Outro lance: "Trazer o episódio à
Justiça outra coisa não é senão dar dimensão exagerada a um fato insignificante, se comparado à grandeza do futebol". Isso sem falar na linguagem
convocada: "Cada um na sua área, cada macaco em seu galho, cada galo em
seu terreno, cada rei em seu baralho".
Atenção: a torcida sabe vaiar...
As regras do futebol supervisionadas pela International Board são 17.
Nenhuma permite a discriminação
por opção sexual. Aliás, uma das dimensões mais importantes do futebol, fator que ajuda a explicar sua planetária popularidade, é exatamente
esta: qualquer pessoa pode jogar -e
jogar bem- futebol, independentemente de classe, cor, tipo físico, opção
sexual ou gênero.
O nosso futebol feminino acaba de provar isso, com a brilhante conquista do ouro no Pan, o mesmo torneio
em que os rapazes pagaram o maior vexame. Países como Alemanha, Suécia e Estados Unidos já provaram a
"igualdade" do futebol.
Um dos maiores escritores da atualidade, Vargas Llosa, diz que o futebol
pode ser um exemplo, pois, nele, a
avaliação, em geral, obedece ao critério do mérito, e não a outro qualquer.
É uma lição que todos que têm a responsabilidade de tomar decisões deveriam preservar. E cartão vermelho
para quem não fizer o dever de casa.
Na Alemanha, pouco antes da Copa,
autoridades da alta magistratura do
país se reuniram para afirmar que o
futebol deveria ser uma prioridade,
um veículo de reeducação e assimilação de novos valores.

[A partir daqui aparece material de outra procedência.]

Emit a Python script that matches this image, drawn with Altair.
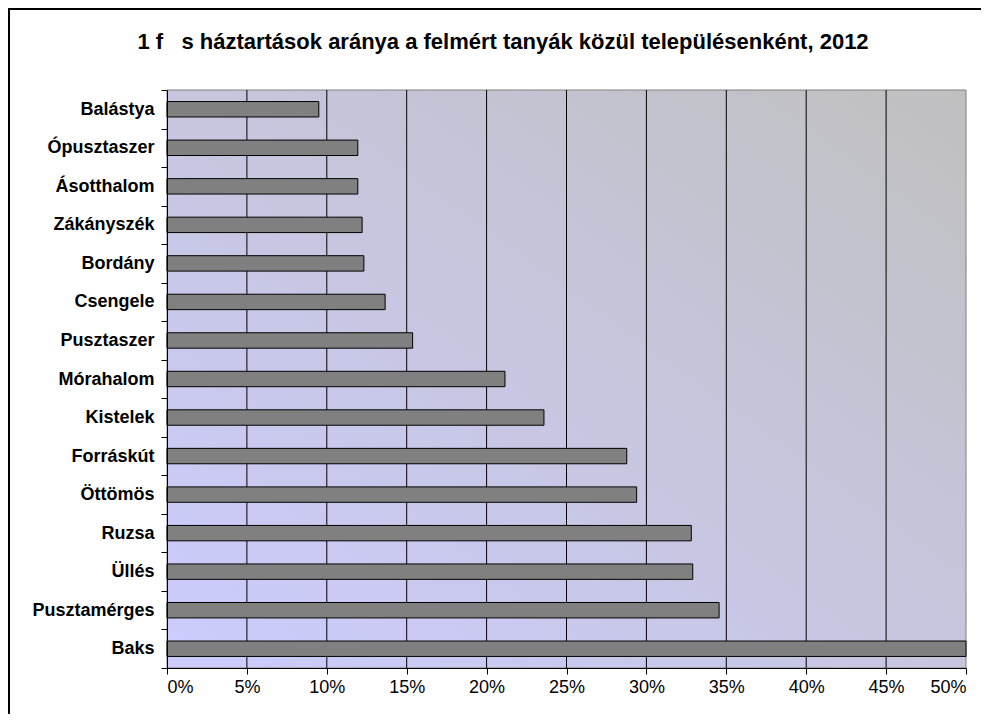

Na prática, foram mapeadas e controladas pela polícia e pela Justiça 142
associações neonazistas, racistas e xenófobas, as quais, entre outras práticas de violência, defendiam a agressão aos homossexuais.

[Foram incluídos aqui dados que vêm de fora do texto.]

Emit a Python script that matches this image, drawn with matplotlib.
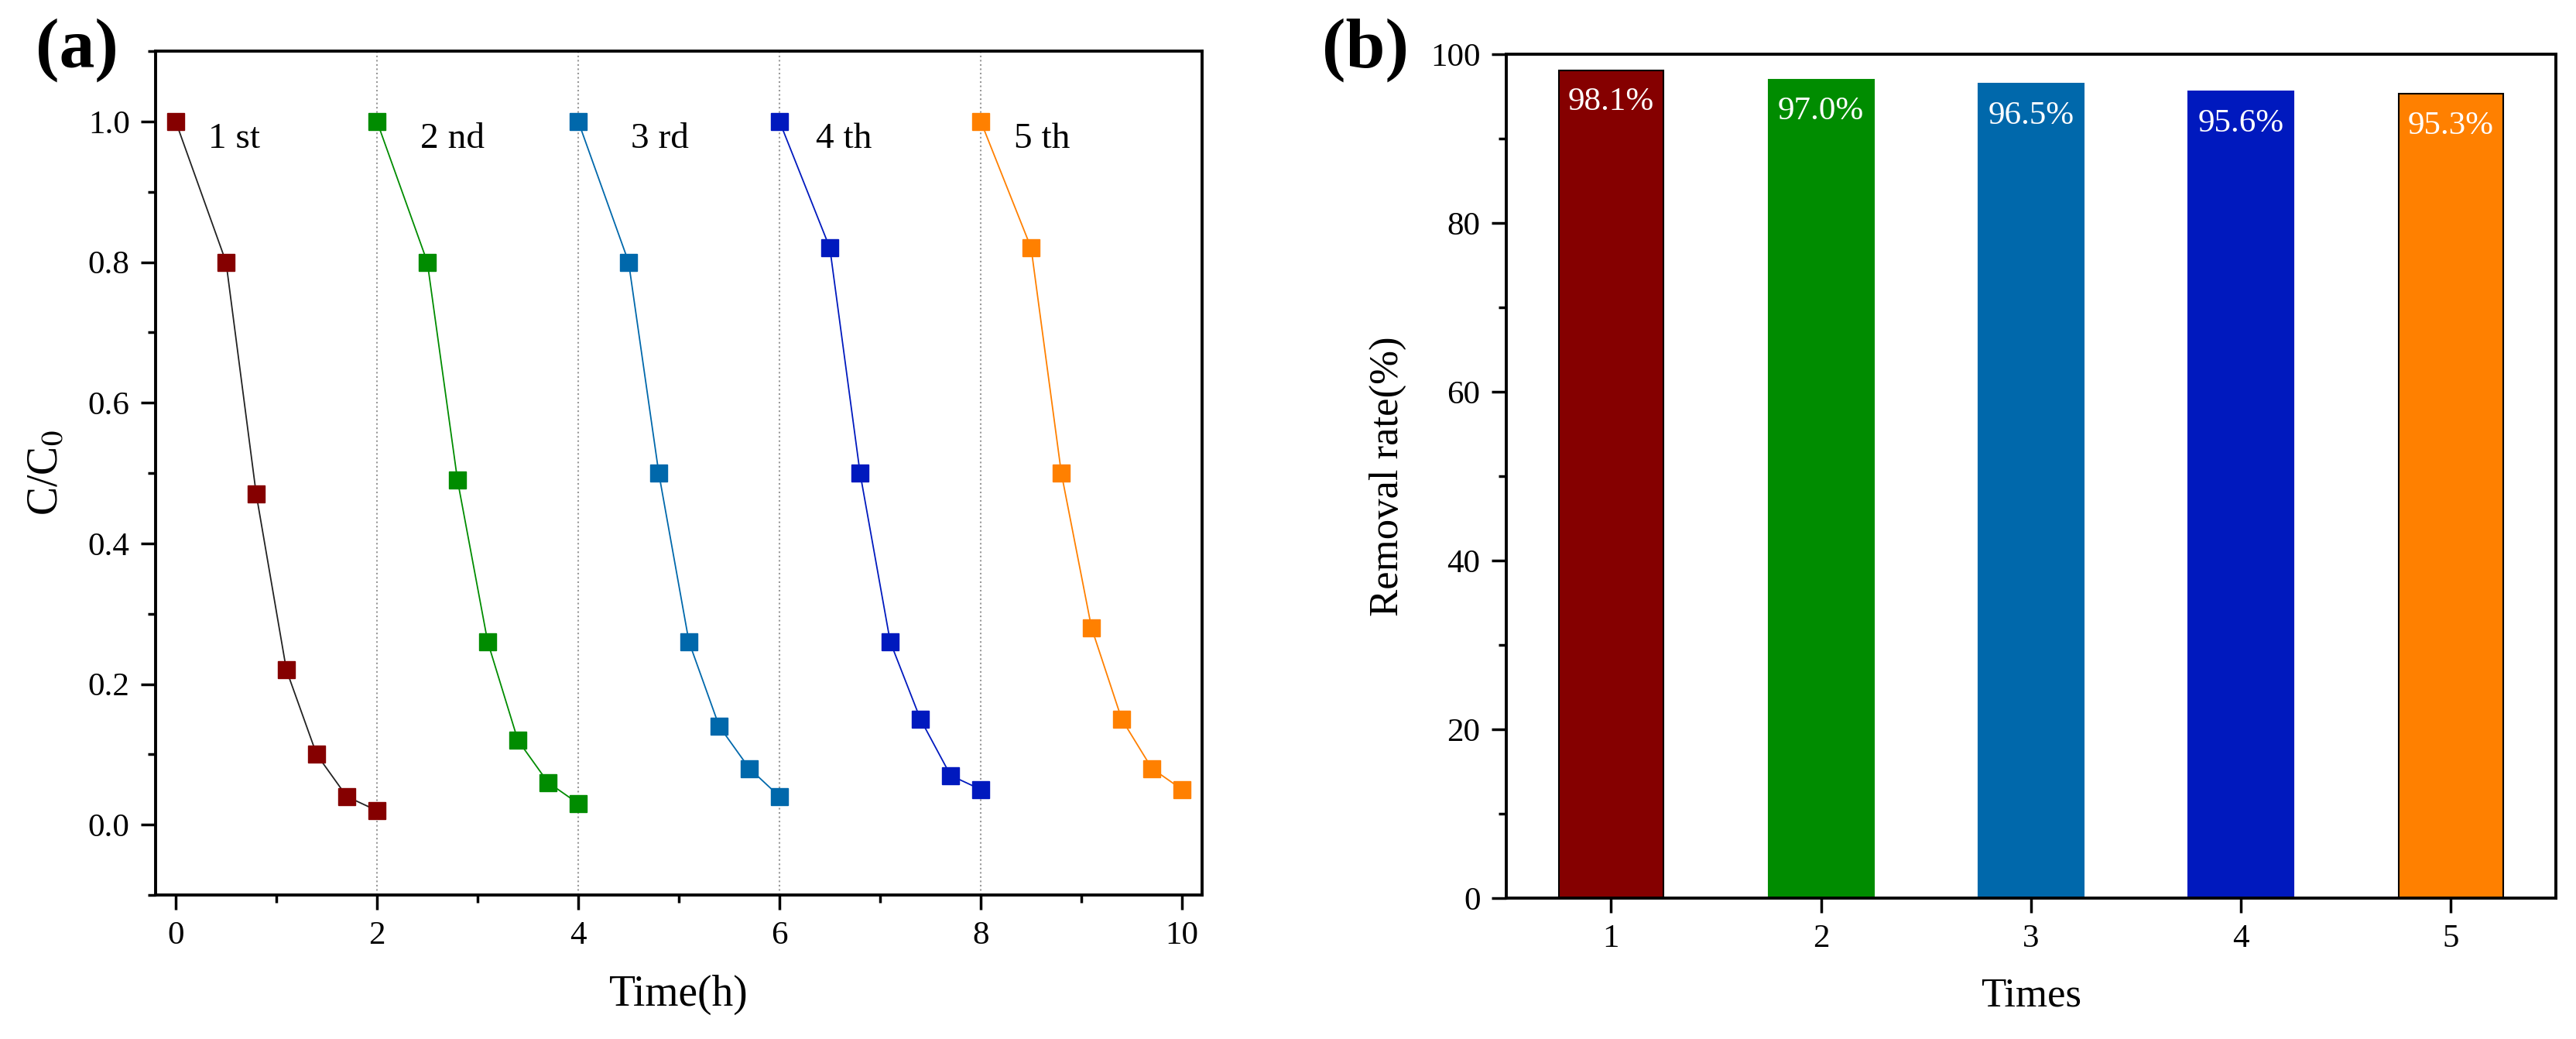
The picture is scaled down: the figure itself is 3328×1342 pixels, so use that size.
import matplotlib
matplotlib.use("Agg")
import matplotlib.pyplot as plt
from matplotlib.ticker import MultipleLocator

plt.rcParams['font.family'] = ['Liberation Serif', 'DejaVu Serif']
plt.rcParams['mathtext.fontset'] = 'stix'

# cycle data, panel (a)
t1 = [0, 0.5, 0.8, 1.1, 1.4, 1.7, 2.0]
t2 = [2.0, 2.5, 2.8, 3.1, 3.4, 3.7, 4.0]
t3 = [4.0, 4.5, 4.8, 5.1, 5.4, 5.7, 6.0]
t4 = [6.0, 6.5, 6.8, 7.1, 7.4, 7.7, 8.0]
t5 = [8.0, 8.5, 8.8, 9.1, 9.4, 9.7, 10.0]
c1 = [1.0, 0.80, 0.47, 0.22, 0.10, 0.04, 0.02]
c2 = [1.0, 0.80, 0.49, 0.26, 0.12, 0.06, 0.03]
c3 = [1.0, 0.80, 0.50, 0.26, 0.14, 0.08, 0.04]
c4 = [1.0, 0.82, 0.50, 0.26, 0.15, 0.07, 0.05]
c5 = [1.0, 0.82, 0.50, 0.28, 0.15, 0.08, 0.05]
cycle_labels = ['1 st', '2 nd', '3 rd', '4 th', '5 th']
label_x = [0.32, 2.43, 4.52, 6.36, 8.33]

# removal rates, panel (b)
times = [1, 2, 3, 4, 5]
removal = [98.1, 97.0, 96.5, 95.6, 95.3]

colors = ['#850000', '#008c00', '#0068ab', '#0019be', '#ff8000']
line_colors = ['#222222', '#008c00', '#0068ab', '#0019be', '#ff8000']

fig = plt.figure(figsize=(33.28, 13.42), dpi=100)
ax1 = fig.add_axes([0.0604, 0.1386, 0.4063, 0.8122])
ax2 = fig.add_axes([0.5847, 0.1356, 0.4075, 0.8122])

# ---- panel (a)
for xv in [2, 4, 6, 8]:
    ax1.axvline(xv, color='#999999', ls=':', lw=1.5, zorder=0)

series = [(t1, c1), (t2, c2), (t3, c3), (t4, c4), (t5, c5)]
for i, (t, c) in enumerate(series):
    ax1.plot(t, c, '-', color=line_colors[i], lw=1.3, zorder=2)
    ax1.plot(t, c, 's', color=colors[i], ms=16.5, mec=colors[i], zorder=3)
    ax1.text(label_x[i], 0.975, cycle_labels[i], fontsize=34, va='center', ha='left')

ax1.set_xlim(-0.2, 10.2)
ax1.set_ylim(-0.1, 1.1)
ax1.xaxis.set_major_locator(MultipleLocator(2))
ax1.xaxis.set_minor_locator(MultipleLocator(1))
ax1.yaxis.set_major_locator(MultipleLocator(0.2))
ax1.yaxis.set_minor_locator(MultipleLocator(0.1))
ax1.set_yticks([0.0, 0.2, 0.4, 0.6, 0.8, 1.0])
ax1.set_yticklabels(['0.0', '0.2', '0.4', '0.6', '0.8', '1.0'])
ax1.set_xlabel('Time(h)', fontsize=40, labelpad=22)
ax1.set_ylabel('C/C$_0$', fontsize=40, labelpad=20)

# ---- panel (b)
edge = ['black', colors[1], colors[2], colors[3], 'black']
ax2.bar(times, removal, width=0.5, color=colors, edgecolor=edge, linewidth=1.5)
for x, v in zip(times, removal):
    ax2.text(x, v - 3.8, f'{v:.1f}%', color='white', fontsize=31,
             ha='center', va='center')

ax2.set_xlim(0.5, 5.5)
ax2.set_ylim(0, 100)
ax2.set_xticks(times)
ax2.yaxis.set_major_locator(MultipleLocator(20))
ax2.yaxis.set_minor_locator(MultipleLocator(10))
ax2.set_xlabel('Times', fontsize=38, labelpad=22)
ax2.set_ylabel('Removal rate(%)', fontsize=38, labelpad=22)

for ax in (ax1, ax2):
    for s in ax.spines.values():
        s.set_linewidth(2.8)
    ax.tick_params(which='major', direction='out', length=14, width=2.5,
                   labelsize=31, pad=10, top=False, right=False)
    ax.tick_params(which='minor', direction='out', length=7, width=2.5,
                   top=False, right=False)
ax2.tick_params(axis='x', which='minor', bottom=False)

fig.text(0.030, 0.952, '(a)', fontsize=66, fontweight='bold', ha='center', va='center')
fig.text(0.530, 0.952, '(b)', fontsize=66, fontweight='bold', ha='center', va='center')

fig.savefig('out.png', dpi=100)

Ao avaliar o resultado do mundial,
os alemães cantaram e dançaram no
Portão de Brandemburgo sob o lema:
"A Itália ganhou uma Copa; a Alemanha, uma alma". E essa "alma", diziam, é a de um país civilizado, tolerante, livre de preconceitos.

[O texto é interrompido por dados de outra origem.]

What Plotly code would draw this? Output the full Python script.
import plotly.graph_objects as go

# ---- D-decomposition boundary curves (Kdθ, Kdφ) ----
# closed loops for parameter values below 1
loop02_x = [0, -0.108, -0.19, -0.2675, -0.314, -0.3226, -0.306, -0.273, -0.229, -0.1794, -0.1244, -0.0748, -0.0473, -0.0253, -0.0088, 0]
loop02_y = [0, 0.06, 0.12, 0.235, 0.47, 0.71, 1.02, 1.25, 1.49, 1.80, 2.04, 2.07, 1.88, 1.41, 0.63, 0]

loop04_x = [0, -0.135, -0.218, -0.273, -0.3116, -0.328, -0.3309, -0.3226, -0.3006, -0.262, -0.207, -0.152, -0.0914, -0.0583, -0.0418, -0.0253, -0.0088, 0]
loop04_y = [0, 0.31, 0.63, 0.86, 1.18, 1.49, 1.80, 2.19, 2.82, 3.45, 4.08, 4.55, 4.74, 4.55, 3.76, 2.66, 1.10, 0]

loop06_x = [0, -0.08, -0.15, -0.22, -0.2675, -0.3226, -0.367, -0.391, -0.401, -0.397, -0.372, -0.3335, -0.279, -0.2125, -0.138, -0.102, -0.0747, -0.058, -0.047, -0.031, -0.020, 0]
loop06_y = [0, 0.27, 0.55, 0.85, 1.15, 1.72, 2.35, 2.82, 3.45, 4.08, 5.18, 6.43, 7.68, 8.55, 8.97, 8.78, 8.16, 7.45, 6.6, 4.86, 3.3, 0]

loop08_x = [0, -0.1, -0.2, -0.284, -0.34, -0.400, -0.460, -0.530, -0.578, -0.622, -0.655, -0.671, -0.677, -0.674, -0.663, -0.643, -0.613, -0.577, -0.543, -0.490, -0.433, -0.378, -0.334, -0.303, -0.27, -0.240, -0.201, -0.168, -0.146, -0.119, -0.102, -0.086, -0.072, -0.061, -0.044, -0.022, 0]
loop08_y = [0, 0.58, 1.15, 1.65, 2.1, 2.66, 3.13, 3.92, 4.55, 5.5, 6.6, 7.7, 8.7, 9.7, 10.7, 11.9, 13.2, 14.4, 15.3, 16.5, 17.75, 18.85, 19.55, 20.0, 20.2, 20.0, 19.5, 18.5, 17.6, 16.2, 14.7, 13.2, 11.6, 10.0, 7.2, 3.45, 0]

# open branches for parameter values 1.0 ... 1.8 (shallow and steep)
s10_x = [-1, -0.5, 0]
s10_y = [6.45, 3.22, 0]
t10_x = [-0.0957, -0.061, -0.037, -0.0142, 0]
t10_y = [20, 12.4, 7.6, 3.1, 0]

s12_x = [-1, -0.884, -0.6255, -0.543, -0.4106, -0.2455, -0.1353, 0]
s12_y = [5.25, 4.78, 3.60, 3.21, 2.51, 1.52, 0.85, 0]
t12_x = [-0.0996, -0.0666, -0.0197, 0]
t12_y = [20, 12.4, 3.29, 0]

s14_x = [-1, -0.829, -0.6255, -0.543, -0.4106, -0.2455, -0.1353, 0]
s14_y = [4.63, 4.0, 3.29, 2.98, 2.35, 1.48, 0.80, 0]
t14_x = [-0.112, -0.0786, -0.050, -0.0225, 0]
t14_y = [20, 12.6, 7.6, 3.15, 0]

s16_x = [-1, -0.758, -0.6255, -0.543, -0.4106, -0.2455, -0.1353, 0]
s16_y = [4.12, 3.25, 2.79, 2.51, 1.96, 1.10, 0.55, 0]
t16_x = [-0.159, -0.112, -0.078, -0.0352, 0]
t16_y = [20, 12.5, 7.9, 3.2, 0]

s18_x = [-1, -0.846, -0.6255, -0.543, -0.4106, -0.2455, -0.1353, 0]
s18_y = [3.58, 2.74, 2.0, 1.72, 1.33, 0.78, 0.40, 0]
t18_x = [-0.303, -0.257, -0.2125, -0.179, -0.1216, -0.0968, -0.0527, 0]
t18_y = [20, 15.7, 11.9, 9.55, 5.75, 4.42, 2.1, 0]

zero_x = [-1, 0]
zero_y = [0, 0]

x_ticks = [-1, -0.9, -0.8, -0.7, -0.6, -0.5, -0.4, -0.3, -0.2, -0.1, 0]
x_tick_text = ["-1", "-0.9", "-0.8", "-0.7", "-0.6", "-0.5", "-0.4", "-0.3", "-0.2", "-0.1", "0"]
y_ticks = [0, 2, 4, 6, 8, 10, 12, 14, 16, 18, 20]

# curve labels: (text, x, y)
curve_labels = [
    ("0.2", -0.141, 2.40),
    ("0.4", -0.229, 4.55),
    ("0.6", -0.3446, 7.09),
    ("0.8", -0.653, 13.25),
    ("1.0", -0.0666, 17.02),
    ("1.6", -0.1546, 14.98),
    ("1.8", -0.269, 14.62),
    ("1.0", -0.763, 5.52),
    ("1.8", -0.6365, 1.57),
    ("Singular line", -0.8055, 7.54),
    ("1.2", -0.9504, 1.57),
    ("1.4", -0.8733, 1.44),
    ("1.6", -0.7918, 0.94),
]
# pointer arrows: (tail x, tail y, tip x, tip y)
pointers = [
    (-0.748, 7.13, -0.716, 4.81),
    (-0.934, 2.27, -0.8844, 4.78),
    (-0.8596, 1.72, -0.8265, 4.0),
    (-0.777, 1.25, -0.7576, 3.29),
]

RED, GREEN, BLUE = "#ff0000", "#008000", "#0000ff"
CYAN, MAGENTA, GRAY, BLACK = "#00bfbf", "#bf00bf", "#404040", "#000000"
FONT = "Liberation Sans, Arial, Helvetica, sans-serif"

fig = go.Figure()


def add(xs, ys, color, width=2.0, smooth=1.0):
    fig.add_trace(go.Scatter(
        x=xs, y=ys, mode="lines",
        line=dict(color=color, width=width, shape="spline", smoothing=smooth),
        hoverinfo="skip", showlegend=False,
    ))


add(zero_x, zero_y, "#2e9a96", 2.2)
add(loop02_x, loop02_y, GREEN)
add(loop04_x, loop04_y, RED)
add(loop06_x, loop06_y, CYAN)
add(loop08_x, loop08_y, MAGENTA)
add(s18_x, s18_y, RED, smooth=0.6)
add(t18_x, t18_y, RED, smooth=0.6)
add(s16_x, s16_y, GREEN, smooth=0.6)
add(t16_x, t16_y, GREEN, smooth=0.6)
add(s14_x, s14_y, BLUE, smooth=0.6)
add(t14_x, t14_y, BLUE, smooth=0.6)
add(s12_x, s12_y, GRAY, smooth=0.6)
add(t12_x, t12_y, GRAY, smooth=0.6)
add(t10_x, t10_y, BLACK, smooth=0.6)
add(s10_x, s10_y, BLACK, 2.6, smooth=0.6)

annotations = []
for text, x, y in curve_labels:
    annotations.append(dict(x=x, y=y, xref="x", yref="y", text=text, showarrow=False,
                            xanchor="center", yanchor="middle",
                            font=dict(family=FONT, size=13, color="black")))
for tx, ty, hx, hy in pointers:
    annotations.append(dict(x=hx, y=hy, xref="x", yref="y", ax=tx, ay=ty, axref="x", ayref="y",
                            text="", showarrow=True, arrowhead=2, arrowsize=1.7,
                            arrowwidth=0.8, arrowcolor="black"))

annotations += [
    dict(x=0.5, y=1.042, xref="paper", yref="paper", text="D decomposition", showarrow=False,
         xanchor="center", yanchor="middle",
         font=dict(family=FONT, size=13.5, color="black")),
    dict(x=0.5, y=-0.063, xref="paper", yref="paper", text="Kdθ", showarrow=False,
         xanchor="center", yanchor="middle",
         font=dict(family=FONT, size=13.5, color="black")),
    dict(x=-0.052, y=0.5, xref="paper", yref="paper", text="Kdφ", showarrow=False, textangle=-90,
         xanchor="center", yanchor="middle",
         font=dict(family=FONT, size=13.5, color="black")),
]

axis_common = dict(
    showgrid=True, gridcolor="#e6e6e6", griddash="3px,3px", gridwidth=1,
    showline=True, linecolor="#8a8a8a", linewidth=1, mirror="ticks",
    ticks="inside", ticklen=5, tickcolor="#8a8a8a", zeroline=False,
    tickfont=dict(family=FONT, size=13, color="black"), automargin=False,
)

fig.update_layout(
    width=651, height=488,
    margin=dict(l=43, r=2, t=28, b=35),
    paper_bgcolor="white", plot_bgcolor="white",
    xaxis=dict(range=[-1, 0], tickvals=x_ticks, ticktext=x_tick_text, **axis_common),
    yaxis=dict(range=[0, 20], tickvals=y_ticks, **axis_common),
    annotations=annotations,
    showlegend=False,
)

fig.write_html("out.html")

No Brasil, estima-se que existam
mais de mil grupos organizados que
defendem o direito dos homossexuais. Isso não é por acaso. A exclusão
é grande, sem dúvida. Mas a Justiça
não pode reproduzir o que há de mais
atrasado na sociedade. A luta desses
grupos têm impacto em toda a vida
social, já que a liberdade de uns ajuda
na liberdade de todos. O respeito é um
dos fundamentos da civilização.
O filósofo e escritor Camus, que foi
goleiro, afirmou que o melhor que havia aprendido sobre ética e bons costumes devia ao futebol. Este, mais do que um esporte, é uma analogia da vida -e, assim, é um grande tema para
as ciências humanas, inclusive para o
direito. O futebol é uma via de acesso
a temas de alto valor, como a inclusão
social e a igualdade de oportunidades.
Desconhecer isso é grave para uma
ocupação tão relevante quanto a de
um juiz; conhecer e não observar é
muito pior e condenável.
Rui Barbosa, expoente de nossa
cultura jurídica, era um entusiasta do
caráter educacional dos esportes.
Considerava-os o lugar do mérito e
dos ideais de igualdade. Por isso, os jovens precisavam de esporte, para que,
no futuro, melhorassem a sociedade.
Assim, poderíamos reduzir a nossa lamentável impunidade, fazer justiça
com letras maiúsculas e, quem sabe,
eliminar da vida brasileira uma de
suas angústias: "De tanto ver triunfar
as nulidades, de tanto ver crescer as
injustiças, de tanto ver agigantar-se o
poder nas mãos dos corruptos, o homem chega a desanimar-se da virtude, a rir-se da honra e a ter vergonha
de ser honesto".
MAURICIO MURAD , 57, sociólogo, doutor em sociologia
do esporte, é professor da Uerj (Universidade do Estado
do Rio de Janeiro) e do mestrado da Universo. É autor, entre outras obras, de "A Violência e o Futebol, dos Estudos Clássicos aos Dias de Hoje".